- Education: University of California, Davis
- Occupations: Actress; dancer;
- Years active: 2011–present
- Known for: Never Have I Ever
- Children: 1

= Richa Moorjani =

American actress

Richa Shukla Moorjani is an American actress who is best known for her roles as Kamala in the Netflix series Never Have I Ever, and as Indira Olmstead in the fifth season of the American crime drama Fargo.

==Early life and family==
Moorjani's family lives in Saratoga, California. She attended Saratoga High School and the University of California, Davis, where she majored in communications with a minor in Dramatic Arts. She graduated in 2011.

Moorjani's family managed a Bollywood music band. Her father is Bhojpuri, from Varanasi, Uttar Pradesh, India, and her mother is a Kannadiga, from Karnataka, India.

==Career==
Moorjani's early years as an actress saw her playing guest roles in several television shows including The Mindy Project (directed by Mindy Kaling), NCIS: Los Angeles, and 9-1-1. She also voice-acted in Fallout 76, a 2018 online action role-playing video game developed by Bethesda Game Studios and published by Bethesda Softworks.

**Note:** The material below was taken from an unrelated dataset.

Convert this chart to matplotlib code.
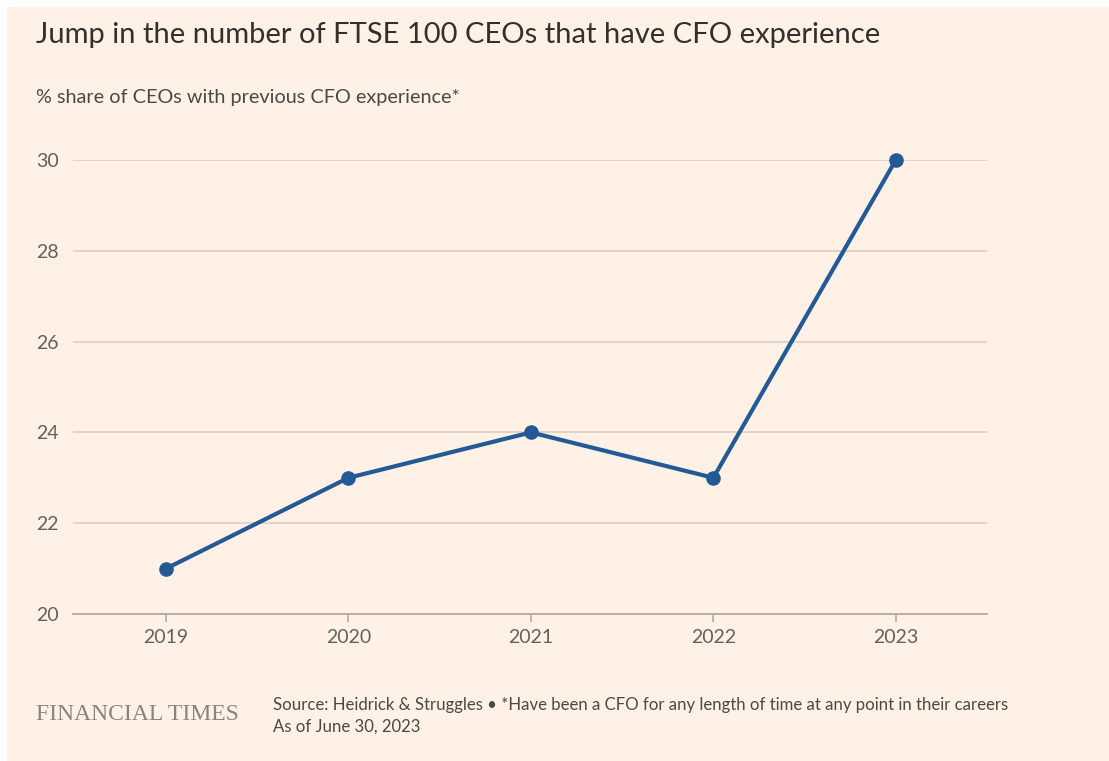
import matplotlib
matplotlib.use("Agg")
import matplotlib.pyplot as plt
from matplotlib.patches import Rectangle

years = [2019, 2020, 2021, 2022, 2023]
share = [21, 23, 24, 23, 30]
y_ticks = [20, 22, 24, 26, 28, 30]

BG = "#fff1e5"
W, H = 1109, 761
fig = plt.figure(figsize=(W / 100, H / 100), dpi=100)
fig.patch.set_facecolor("white")
fig.patches.append(Rectangle((7 / W, 0), 1, 1 - 7 / H, transform=fig.transFigure,
                             facecolor=BG, edgecolor="none", zorder=-10))

def fx(px):
    return px / W

def fy(py):
    return 1 - py / H

ax = fig.add_axes([fx(73), fy(614), fx(987) - fx(73), fy(160) - fy(614)])
ax.set_facecolor("none")
ax.set_xlim(2018.49, 2023.5)
ax.set_ylim(20, 30)

ax.plot(years, share, color="#235a96", lw=3.0, marker="o", ms=9.5,
        solid_capstyle="round", zorder=5, clip_on=False)

ax.set_yticks(y_ticks)
ax.set_xticks(years)
ax.set_xticklabels([str(y) for y in years])
for s in ["top", "right", "left"]:
    ax.spines[s].set_visible(False)
ax.spines["bottom"].set_color("#b5aaa2")
ax.spines["bottom"].set_linewidth(1.3)
ax.grid(axis="y", color="#d8ccc3", lw=1.1)
ax.set_axisbelow(True)
ax.tick_params(axis="y", length=0, pad=26.6, labelsize=14, labelcolor="#66605c")
for lab in ax.get_yticklabels():
    lab.set_horizontalalignment("left")
ax.tick_params(axis="x", length=6, width=1.2, color="#b5aaa2", pad=5,
               labelsize=14, labelcolor="#66605c")
for lab in ax.get_xticklabels() + ax.get_yticklabels():
    lab.set_fontfamily(["Lato", "DejaVu Sans"])

fig.text(fx(36), fy(35), "Jump in the number of FTSE 100 CEOs that have CFO experience",
         fontsize=21, color="#33302e", va="center", ha="left",
         family=["Lato", "DejaVu Sans"])
fig.text(fx(36), fy(98), "% share of CEOs with previous CFO experience*",
         fontsize=14.3, color="#4d4845", va="center", ha="left",
         family=["Lato", "DejaVu Sans"])

fig.text(fx(36), fy(714), "FINANCIAL TIMES", fontsize=17, color="#8a8480",
         va="center", ha="left", family=["Liberation Serif", "DejaVu Serif"])
fig.text(fx(273), fy(705),
         "Source: Heidrick & Struggles \u2022 *Have been a CFO for any length of time at any point in their careers",
         fontsize=12.1, color="#4d4845", va="center", ha="left",
         family=["Lato", "DejaVu Sans"])
fig.text(fx(273), fy(727), "As of June 30, 2023", fontsize=12.1, color="#4d4845",
         va="center", ha="left", family=["Lato", "DejaVu Sans"])

fig.savefig("out.png", dpi=100, facecolor=fig.get_facecolor())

Between 2020 and 2023, Moorjani portrayed Kamala Nandiawada, the main character Devi's cousin, in the Netflix original series Never Have I Ever, which was also co-written by Kaling. She had auditioned for Never Have I Ever through an open casting call. Speaking on playing a woman of color in STEM, she told The Hindu, "I learned about how much women of color in STEM go through. It's a real systemic problem where their names are taken off research papers."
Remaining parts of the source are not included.